Sometimes, when people saw that I was the sub that day, they would walk out of class. It didn’t do much for my confidence. Sometimes I would forget the moves and stand in front of the class and stare at them. This happens to all Zumba instructors, but it happened to me a lot, because I was just subbing – not teaching regularly.

Upping my game

One of the instructors stepped down last year, and they put me on the schedule for real. I had a weekly class, and that was when I knew I had to step it up. I started to do things to entertain myself. I started by adding a lot of songs by my favorite rapper, Drake. I danced to “Hotline Bling,” sang along, and had a great time.

I was having more fun, and my students were having more fun, tooI started practicing more at home, because teaching Zumba was something I liked, instead of something I dreaded. And my classes started to grow.

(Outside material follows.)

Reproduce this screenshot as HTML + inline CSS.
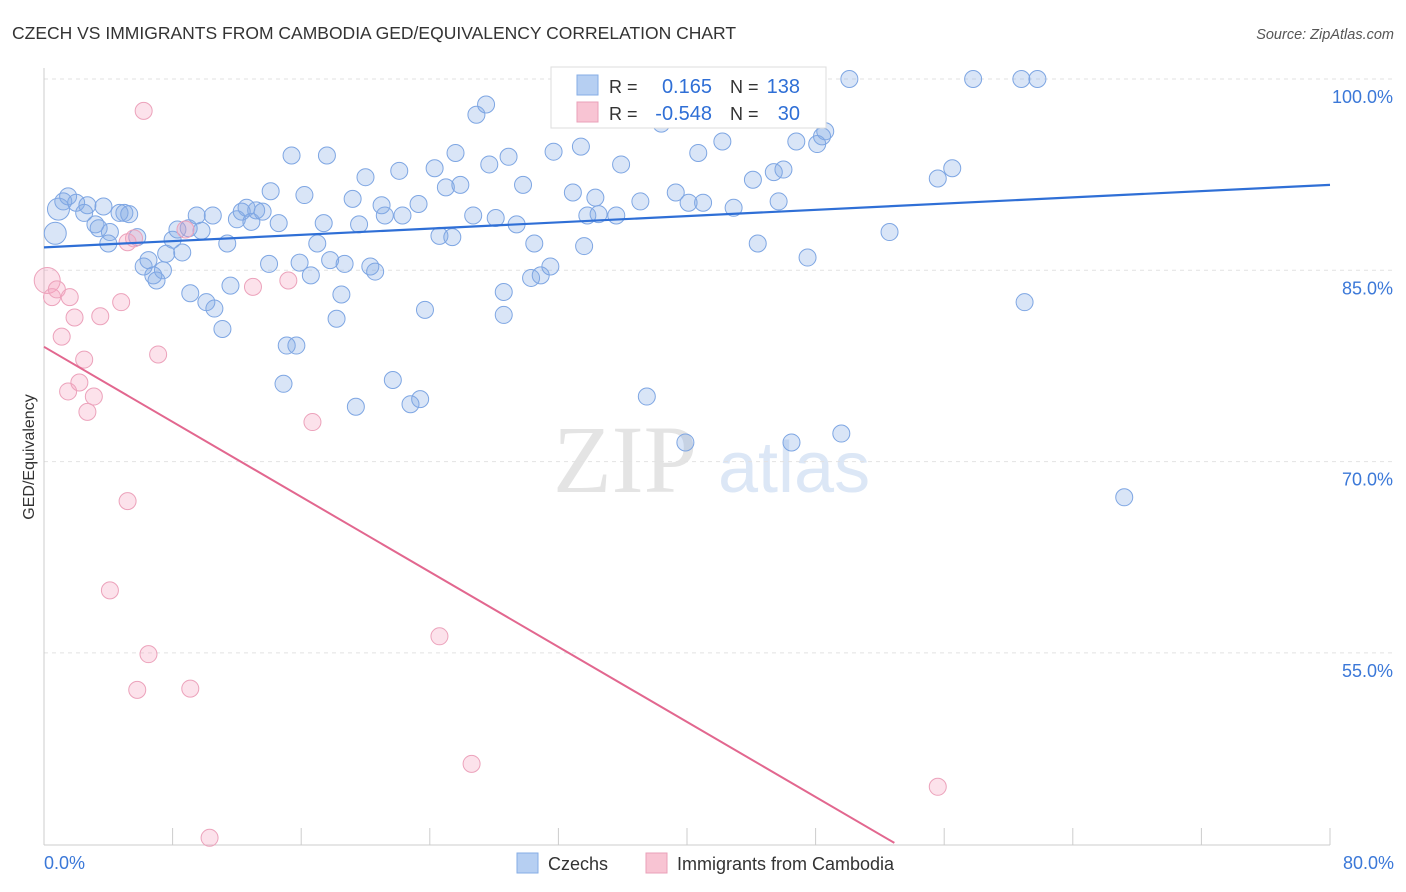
<!DOCTYPE html>
<html><head><meta charset="utf-8"><style>
body{margin:0;background:#fff;font-family:"Liberation Sans",sans-serif;}
svg{display:block}
</style></head><body>
<svg id="chart" width="1406" height="892" viewBox="0 0 1406 892" xmlns="http://www.w3.org/2000/svg">
<text x="12" y="39" font-size="17.5" fill="#333">CZECH VS IMMIGRANTS FROM CAMBODIA GED/EQUIVALENCY CORRELATION CHART</text>
<text x="1394" y="39" font-size="14.5" fill="#555" text-anchor="end" font-style="italic">Source: ZipAtlas.com</text>
<g>
<text x="553" y="492" font-size="96" fill="#e4e4e4" font-family="Liberation Serif,serif">ZIP</text>
<text x="718" y="492" font-size="72" fill="#dce7f6">atlas</text>
</g>
<g id="grid"></g>
<g id="axes"></g>
<g id="pts"></g>
<g id="lines"></g>
<text transform="translate(34,457) rotate(-90)" font-size="16" fill="#333" text-anchor="middle">GED/Equivalency</text>
<g>
<rect x="551" y="67" width="275" height="61" fill="#fff" stroke="#ddd"/>
<rect x="577" y="75" width="21" height="20" fill="#b6cff2" stroke="#86aee6"/>
<rect x="577" y="102" width="21" height="20" fill="#f8c4d3" stroke="#eaa0b8"/>
<text x="609" y="93" font-size="18" fill="#333">R = </text><text x="712" y="93" font-size="20" fill="#2f6fd6" text-anchor="end">0.165</text>
<text x="730" y="93" font-size="18" fill="#333">N = </text><text x="800" y="93" font-size="20" fill="#2f6fd6" text-anchor="end">138</text>
<text x="609" y="120" font-size="18" fill="#333">R = </text><text x="712" y="120" font-size="20" fill="#2f6fd6" text-anchor="end">-0.548</text>
<text x="730" y="120" font-size="18" fill="#333">N = </text><text x="800" y="120" font-size="20" fill="#2f6fd6" text-anchor="end">30</text>
</g>
<g>
<rect x="517" y="853" width="21" height="20" fill="#b6cff2" stroke="#86aee6"/>
<text x="548" y="870" font-size="18" fill="#333">Czechs</text>
<rect x="646" y="853" width="21" height="20" fill="#f8c4d3" stroke="#eaa0b8"/>
<text x="677" y="870" font-size="18" fill="#333">Immigrants from Cambodia</text>
</g>
</svg>
<script>
const NS="http://www.w3.org/2000/svg";
const xTickLabels=["0.0%","80.0%"];
const yTicks=[100,85,70,55];
const yTickLabels=["100.0%","85.0%","70.0%","55.0%"];
const czechX=[0.7,0.9,1.5,1.2,2.0,2.7,2.5,3.2,3.4,3.7,4.1,4.0,4.7,5.0,5.3,5.8,6.2,6.5,6.8,7.0,7.4,7.6,8.0,8.3,8.6,9.0,9.1,9.5,9.8,10.1,10.5,10.6,11.1,11.4,11.6,12.0,12.3,12.6,12.9,13.2,13.6,14.0,14.1,14.6,14.9,15.1,15.4,15.7,15.9,16.2,16.6,17.0,17.4,17.6,17.8,18.2,18.5,18.7,19.2,19.4,19.6,20.0,20.3,20.6,21.0,21.2,21.7,22.1,22.3,22.8,23.3,23.4,23.7,24.3,24.6,25.0,25.4,25.6,25.9,26.7,26.9,27.5,27.7,28.1,28.6,28.6,28.9,29.4,29.8,30.3,30.5,30.9,31.5,31.7,32.2,32.9,33.4,33.6,33.8,34.3,34.5,35.6,35.9,36.3,37.1,37.5,38.4,39.3,39.9,40.1,40.7,41.0,42.2,42.9,44.1,44.4,45.4,45.7,46.0,46.5,46.8,47.5,48.1,48.4,48.6,49.6,50.1,52.6,55.6,56.5,57.8,60.8,61.0,61.8,67.2];
const czechY=[87.9,89.8,90.8,90.4,90.3,90.1,89.5,88.6,88.3,90.0,88.0,87.1,89.5,89.5,89.4,87.6,85.3,85.8,84.6,84.2,85.0,86.3,87.4,88.2,86.4,88.3,83.2,89.3,88.1,82.5,89.3,82.0,80.4,87.1,83.8,89.0,89.6,89.9,88.8,89.7,89.6,85.5,91.2,88.7,76.1,79.1,94.0,79.1,85.6,90.9,84.6,87.1,88.7,94.0,85.8,81.2,83.1,85.5,90.6,74.3,88.6,92.3,85.3,84.9,90.1,89.3,76.4,92.8,89.3,74.5,90.2,74.9,81.9,93.0,87.7,91.5,87.6,94.2,91.7,89.3,97.2,98.0,93.3,89.1,83.3,81.5,93.9,88.6,91.7,84.4,87.1,84.6,85.3,94.3,98.5,91.1,94.7,86.9,89.3,90.7,89.4,89.3,93.3,99.9,90.4,75.1,96.5,91.1,71.5,90.3,94.2,90.3,95.1,89.9,92.1,87.1,92.7,90.4,92.9,71.5,95.1,86.0,94.9,95.5,95.9,72.2,100.0,88.0,92.2,93.0,100.0,100.0,82.5,100.0,67.2];
const cambX=[0.2,0.5,0.8,1.1,1.6,1.9,1.5,2.2,2.5,2.7,3.1,3.5,4.1,4.8,5.2,5.2,5.6,5.8,6.2,6.5,7.1,8.8,9.1,10.3,13.0,15.2,16.7,24.6,26.6,55.6];
const cambY=[84.2,82.9,83.5,79.8,82.9,81.3,75.5,76.2,78.0,73.9,75.1,81.4,59.9,82.5,66.9,87.2,87.5,52.1,97.5,54.9,78.4,88.2,52.2,40.5,83.7,84.2,73.1,56.3,46.3,44.5];
const czechTrend=[86.8,91.7];
const cambTrend=[79.0,40.1,52.9];
const X=v=>44+v*(1286/80);
const Y=v=>79+(100-v)*12.753;
function mk(t,a,p){const e=document.createElementNS(NS,t);for(const k in a)e.setAttribute(k,a[k]);p.appendChild(e);return e;}
const grid=document.getElementById('grid'),axes=document.getElementById('axes'),pts=document.getElementById('pts'),lines=document.getElementById('lines');
yTicks.forEach((t,i)=>{
 const l=mk('line',{x1:44,x2:1394,y1:Y(t),y2:Y(t),stroke:'#e2e2e2','stroke-dasharray':'4,4'},grid);
 
 
 const tx=mk('text',{x:1393,y:Y(t)+24,'font-size':18,fill:'#3b78d8','text-anchor':'end'},axes);
 tx.textContent=yTickLabels[i];
 
 
});
const ax=mk('line',{x1:44,x2:1330,y1:845,y2:845,stroke:'#ccc'},axes);


const ay=mk('line',{x1:44,x2:44,y1:68,y2:845,stroke:'#ccc'},axes);


for(let i=1;i<=10;i++){const tk=mk('line',{x1:X(i*8),x2:X(i*8),y1:828,y2:845,stroke:'#ccc'},axes);
 
 }
const xl0=mk('text',{x:44,y:869,'font-size':18,fill:'#3b78d8'},axes);xl0.textContent=xTickLabels[0];


const xl1=mk('text',{x:1394,y:869,'font-size':18,fill:'#3b78d8','text-anchor':'end'},axes);xl1.textContent=xTickLabels[1];


czechX.forEach((x,i)=>{const big=i<2;const c=mk('circle',{cx:X(x),cy:Y(czechY[i]),r:big?11:8.5,fill:'rgba(130,170,230,0.3)',stroke:'#7ea6e3','stroke-width':1},pts);
 
 });
cambX.forEach((x,i)=>{const big=i==0;const c=mk('circle',{cx:X(x),cy:Y(cambY[i]),r:big?13:8.5,fill:'rgba(245,160,190,0.3)',stroke:'#eca2bb','stroke-width':1},pts);
 
 });
const bl=mk('line',{x1:X(0),y1:Y(czechTrend[0]),x2:X(80),y2:Y(czechTrend[1]),stroke:'#2f6fd6','stroke-width':2.2},lines);


const pl=mk('line',{x1:X(0),y1:Y(cambTrend[0]),x2:X(cambTrend[2]),y2:Y(cambTrend[1]),stroke:'#e2678f','stroke-width':2},lines);


</script>
</body></html>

Sometimes, when I subbed, I would have just two or three people coming to my class. But now, on a big day, I have more than 30, and the studio is full. And I can say that I’ve never been sad that I went to a Zumba class – even if it’s hard to get up off the couch, I always have a good time.

Why I love Zumba

I love that Zumba is inclusive. Unlike cheerleading, the flag squad, volleyball and basketball, we don’t turn anyone away. You come, you have fun with us, you practice, and you get better. I think back to middle school Kristyn, who got picked last at gym class and cut from all the teams, and I feel healed, somehow.

Permission to suck

What can you take away from this? It’s important to give yourself permission to suck. These days, I am giving myself permission to suck at yoga. Trouble balancing during poses? No problem. It’s all good. By allowing yourself to suck and showing up to practice — that’s the only way you’ll get better. It can be the same for anything. Blogging. Recording videos. And not just creative things — relationships, too. Speaking up. Being vulnerable. Saying what you mean.

We are so afraid of being judged. But it’s like I tell people who come to my Zumba class for the first time — everyone was new once, and we all remember what it was like. If you’re not willing to really be terrible at something, then you’ll never improve.

I suspect that there’s a sport for everyone. You just have to keep trying things. Give yourself permission to be new, and permission to suck. And then just show up. Maybe you’ll have an okay time. Maybe you’ll hate it. Or maybe you’ll fall in love.